**PROBLEM TO WORK ON**.
From the first line of the data down to and including the line with "var histRange = [-2.86, 2.82];", copy everything exactly, leaving out pictures.

**DATA EXCERPT**.

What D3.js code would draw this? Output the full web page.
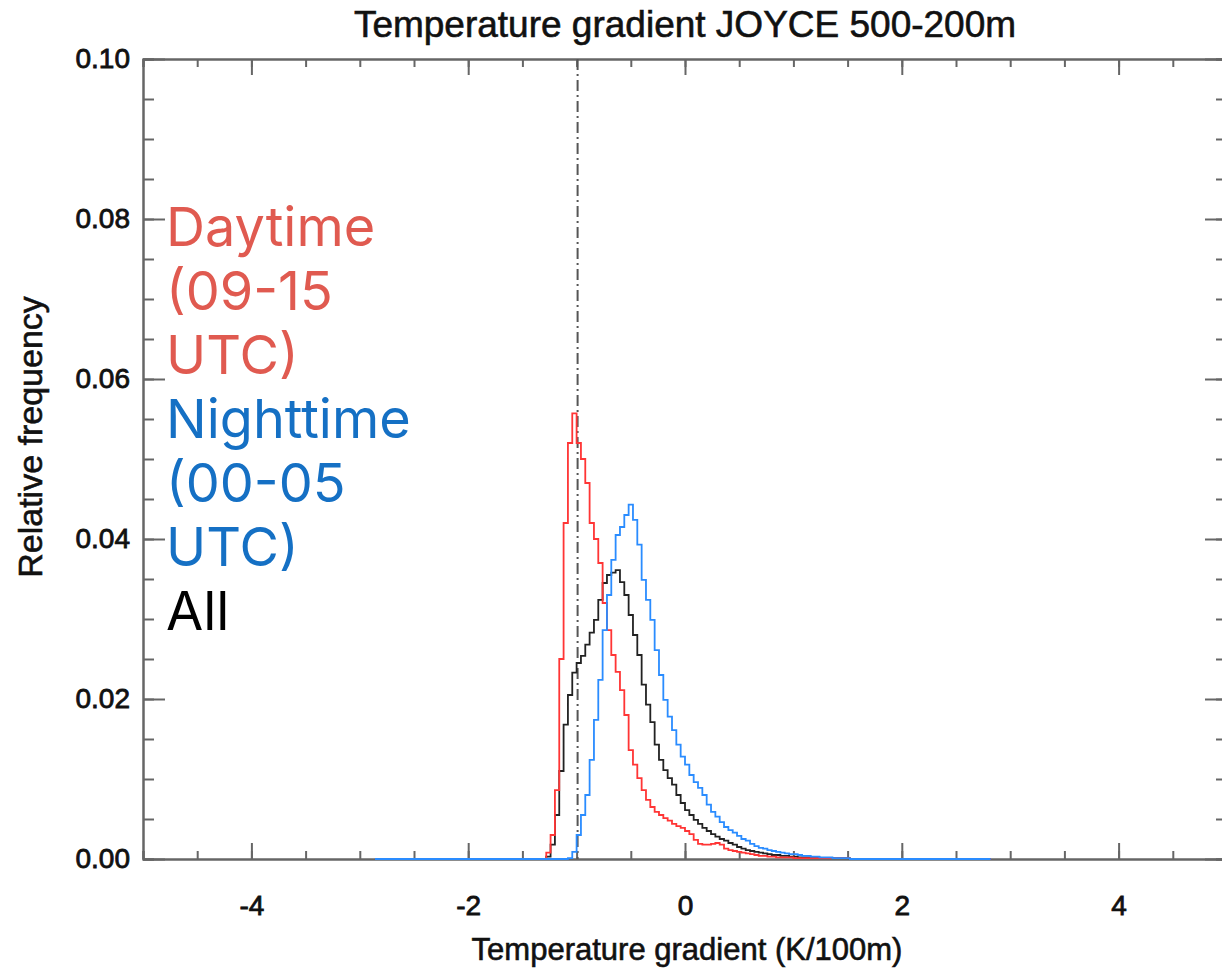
<!DOCTYPE html>
<html>
<head>
<meta charset="utf-8">
<script src="https://cdn.jsdelivr.net/npm/d3@7"></script>
<style>
  body { margin: 0; background: #fff; }
  svg { display: block; }
  .axis text { font-family: "Liberation Sans", Arial, sans-serif; font-size: 28px; fill: #111; stroke: #111; stroke-width: 0.8px; }
  .axis path, .axis line { stroke: #666; stroke-width: 2px; }
  .ttl { font-family: "Liberation Sans", Arial, sans-serif; fill: #111; stroke: #111; stroke-width: 0.6px; }
</style>
</head>
<body>
<svg id="chart" width="1222" height="968"></svg>
<script>
// histogram bins: start and width (K/100m)
var binStart = -1.28, binWidth = 0.04;
// full range of the histogram (zero outside the bins)
var histRange = [-2.86, 2.82];

// Daytime (09-15 UTC)
var dayValues = [
  0.0008, 0.003, 0.0086, 0.025, 0.042, 0.052, 0.0557, 0.052, 0.050, 0.047,
  0.042, 0.040, 0.037, 0.032, 0.0286, 0.0255, 0.0234, 0.0211, 0.018, 0.0136,
  0.0118, 0.0101, 0.0086, 0.0074, 0.0065, 0.0059, 0.0055, 0.0051, 0.0048, 0.0044,
  0.0041, 0.0039, 0.0035, 0.0031, 0.0024, 0.0019, 0.0018, 0.0018, 0.0019, 0.002,
  0.0018, 0.0013, 0.0011, 0.001, 0.0009, 0.0008, 0.0007, 0.0006, 0.0005, 0.0004,
  0.0004, 0.0003, 0.0003, 0.0002, 0.0002, 0.0002, 0.0002, 0.0001, 0.0001, 0.0001,
  0.0001, 0.0001, 0.0001, 0.0001, 0.0001, 0.0001, 0.0001, 0.0001, 0.0001, 0.0001
];
// All
var allValues = [
  0.0003, 0.0018, 0.0055, 0.011, 0.0168, 0.0205, 0.0233, 0.0245, 0.0254, 0.0268,
  0.0283, 0.0299, 0.0324, 0.0345, 0.0355, 0.0358, 0.0361, 0.0346, 0.033, 0.0305,
  0.028, 0.0255, 0.0218, 0.0193, 0.0171, 0.0143, 0.0124, 0.0111, 0.0101, 0.0093,
  0.008, 0.007, 0.0061, 0.0055, 0.0049, 0.0044, 0.0039, 0.0035, 0.0031, 0.0028,
  0.0025, 0.0023, 0.002, 0.0018, 0.0015, 0.0013, 0.0011, 0.001, 0.0009, 0.0008,
  0.0007, 0.0006, 0.0005, 0.0005, 0.0004, 0.0004, 0.0003, 0.0003, 0.0002, 0.0002,
  0.0002, 0.0002, 0.0002, 0.0001, 0.0001, 0.0001, 0.0001, 0.0001, 0.0001, 0.0001
];
// Nighttime (00-05 UTC)
var nightValues = [
  0, 0, 0, 0, 0, 0.0001, 0.0009, 0.003, 0.0055, 0.008,
  0.0124, 0.0174, 0.0224, 0.0286, 0.033, 0.0374, 0.0405, 0.0415, 0.043, 0.0443,
  0.0424, 0.0393, 0.0349, 0.0324, 0.0299, 0.0261, 0.023, 0.0199, 0.0178, 0.0161,
  0.0143, 0.0128, 0.0118, 0.0105, 0.0096, 0.0089, 0.008, 0.0068, 0.0059, 0.0053,
  0.0046, 0.004, 0.0036, 0.0033, 0.0029, 0.0025, 0.0023, 0.0019, 0.0016, 0.0014,
  0.0013, 0.0011, 0.001, 0.0009, 0.0008, 0.0007, 0.0006, 0.0006, 0.0005, 0.0004,
  0.0004, 0.0003, 0.0003, 0.0002, 0.0002, 0.0002, 0.0001, 0.0001, 0.0001, 0.0001
];

var xTicks = [-4, -2, 0, 2, 4];
var yTicks = [0, 0.02, 0.04, 0.06, 0.08, 0.10];
var refLine = -1.0;   // dry adiabatic lapse rate
var legendLines = [
  {text: "Daytime", color: "#e05a50"},
  {text: "(09-15", color: "#e05a50"},
  {text: "UTC)", color: "#e05a50"},
  {text: "Nighttime", color: "#1570c4"},
  {text: "(00-05", color: "#1570c4"},
  {text: "UTC)", color: "#1570c4"},
  {text: "All", color: "#000"}
];

var svg = d3.select("#chart"),
    margin = {top: 59, left: 143},
    width = 1084, height = 800;

var x = d3.scaleLinear().domain([-5, 5]).range([0, width]),
    y = d3.scaleLinear().domain([0, 0.1]).range([height, 0]);

var g = svg.append("g")
    .attr("transform", "translate(" + margin.left + "," + margin.top + ")");

// minor ticks
var xMinor = d3.range(-5, 5.01, 0.5), yMinor = d3.range(0, 0.1001, 0.005);

g.append("g").attr("class", "axis")
    .attr("transform", "translate(0," + height + ")")
    .call(d3.axisBottom(x).tickValues(xMinor).tickSize(-8).tickFormat(""));
g.append("g").attr("class", "axis")
    .call(d3.axisTop(x).tickValues(xMinor).tickSize(-8).tickFormat(""));
g.append("g").attr("class", "axis")
    .call(d3.axisLeft(y).tickValues(yMinor).tickSize(-11).tickFormat(""));
g.append("g").attr("class", "axis")
    .attr("transform", "translate(" + width + ",0)")
    .call(d3.axisRight(y).tickValues(yMinor).tickSize(-11).tickFormat(""));

// major ticks + labels
g.append("g").attr("class", "axis")
    .attr("transform", "translate(0," + height + ")")
    .call(d3.axisBottom(x).tickValues(xTicks).tickSize(-16).tickSizeOuter(0).tickPadding(36)
      .tickFormat(function(d) { return String(d); }));
g.append("g").attr("class", "axis")
    .call(d3.axisTop(x).tickValues(xTicks).tickSize(-16).tickSizeOuter(0).tickFormat(""));
g.append("g").attr("class", "axis")
    .call(d3.axisLeft(y).tickValues(yTicks).tickSize(-22).tickSizeOuter(0).tickPadding(13)
      .tickFormat(d3.format(".2f")));
g.append("g").attr("class", "axis")
    .attr("transform", "translate(" + width + ",0)")
    .call(d3.axisRight(y).tickValues(yTicks).tickSize(-22).tickSizeOuter(0).tickFormat(""));

// dash-dot reference line
g.append("line")
    .attr("x1", x(refLine) + 1).attr("x2", x(refLine) + 1)
    .attr("y1", 0).attr("y2", height)
    .attr("stroke", "#555")
    .attr("stroke-width", 2)
    .attr("stroke-dasharray", "11,4,2,4");

// histogram step lines
function stepPoints(values) {
  var pts = [[histRange[0], 0]];
  values.forEach(function(v, i) { pts.push([binStart + i * binWidth, v]); });
  pts.push([binStart + values.length * binWidth, 0]);
  pts.push([histRange[1], 0]);
  return pts;
}
var line = d3.line()
    .x(function(d) { return x(d[0]); })
    .y(function(d) { return y(d[1]); })
    .curve(d3.curveStepAfter);

g.append("path").datum(stepPoints(allValues))
    .attr("d", line).attr("fill", "none").attr("stroke", "#222").attr("stroke-width", 1.8);
g.append("path").datum(stepPoints(dayValues))
    .attr("d", line).attr("fill", "none").attr("stroke", "#ff3535").attr("stroke-width", 1.8);
g.append("path").datum(stepPoints(nightValues))
    .attr("d", line).attr("fill", "none").attr("stroke", "#2a8cff").attr("stroke-width", 1.8);

// title and axis titles
svg.append("text").attr("class", "ttl")
    .attr("x", margin.left + x(0)).attr("y", 37)
    .attr("text-anchor", "middle")
    .style("font-size", "37px")
    .text("Temperature gradient JOYCE 500-200m");

svg.append("text").attr("class", "ttl")
    .attr("x", margin.left + x(0) + 2).attr("y", 960)
    .attr("text-anchor", "middle")
    .style("font-size", "31px")
    .text("Temperature gradient (K/100m)");

svg.append("text").attr("class", "ttl")
    .attr("transform", "translate(42," + (margin.top + height / 2 - 22) + ") rotate(-90)")
    .attr("text-anchor", "middle")
    .style("font-size", "34px")
    .text("Relative frequency");

// legend text
svg.append("g").selectAll("text")
  .data(legendLines)
  .enter().append("text")
    .attr("x", 166)
    .attr("y", function(d, i) { return 246 + i * 64; })
    .attr("fill", function(d) { return d.color; })
    .style("font-family", "Inter, sans-serif")
    .style("font-size", "54px")
    .text(function(d) { return d.text; });
</script>
</body>
</html>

**EXERCISE RESPONSE**.
What D3.js code would draw this? Output the full web page.
<!DOCTYPE html>
<html>
<head>
<meta charset="utf-8">
<script src="https://cdn.jsdelivr.net/npm/d3@7"></script>
<style>
  body { margin: 0; background: #fff; }
  svg { display: block; }
  .axis text { font-family: "Liberation Sans", Arial, sans-serif; font-size: 28px; fill: #111; stroke: #111; stroke-width: 0.8px; }
  .axis path, .axis line { stroke: #666; stroke-width: 2px; }
  .ttl { font-family: "Liberation Sans", Arial, sans-serif; fill: #111; stroke: #111; stroke-width: 0.6px; }
</style>
</head>
<body>
<svg id="chart" width="1222" height="968"></svg>
<script>
// histogram bins: start and width (K/100m)
var binStart = -1.28, binWidth = 0.04;
// full range of the histogram (zero outside the bins)
var histRange = [-2.86, 2.82];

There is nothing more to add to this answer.